I write “perish the thought” because Barghouti truly is the last chance. And it’s not that Israeli officials don’t know this. Rather, it’s precisely because they know it better than I do that he will never be released.

 
Nevertheless, the fantasy of this short, hyperactive man who wears a simple Casio watch, with his captivating smile and his unique Hebrew – he pronounces “kibush” (occupation) as “kivush” and “imma” (mother) with the accent on the second syllable rather than the first – being freed from prison and becoming president fires the imagination. How greatly one small step could change so much.
 
Twenty-four years ago this week, on Land Day in 1997, as we were driving in his car through the burning tires of the demonstrations in Ramallah, he told me, “What I fear most is that we’ll lose hope.” That moment has arrived. Only Barghouti can still save us from it.

 
Anyone who wants to understand what has happened to the Palestinians should look at what has happened to Barghouti. This man of peace who was turned into a man of terror is proof that the Palestinians have already tried everything.

 
What didn’t he try? He pounded on the doors of the Zionist parties’ central committees in the late 1990s, pleading with them to do something before it all blew up. But Israel didn’t do anything, and it all blew up.

 

He took his children to the Ramat Gan Safari Park, and on a wonderful, unforgettable parliamentary trip to Europe he befriended Knesset members from the Likud and Shas parties and even from the settlements. He was a fan of the Hapoel Tel Aviv soccer team.

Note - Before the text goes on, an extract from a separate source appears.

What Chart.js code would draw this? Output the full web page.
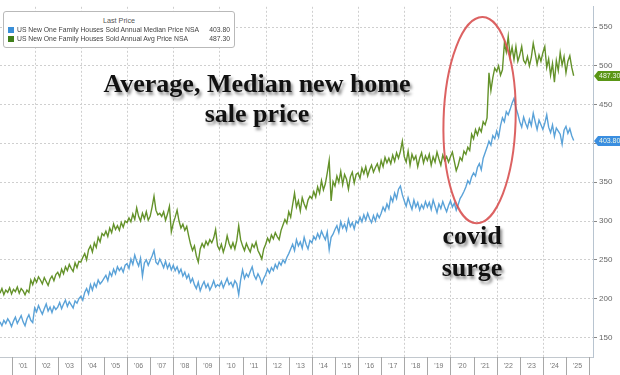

And he was a man of peace, perhaps the most determined Palestinian man of peace ever.
 
Only when he reached the realization that nothing would budge Israel from its arrogant attitude and its worship of power did he fulfill his own prophecy that it would all blow up and join the armed struggle – just like Mandela, though the violent chapter of his struggle is now downplayed.

 
Barghouti has been in prison for some 20 years already. He was convicted of terror against a state whose occupation is the worst and cruelest terror between the Jordan River and the Mediterranean Sea.

 
The last time I saw him he was wearing the brown Israel Prison Service uniform. That was in the courtroom in Tel Aviv. Now, he’s considering running in the Palestinian election, an election under occupation.

 
If he is elected president, it isn’t only the Palestinians who will benefit. And if he is elected president, the occupation will record another terrible new nadir in its history – not just a freedom fighter behind bars, but a president in handcuffs.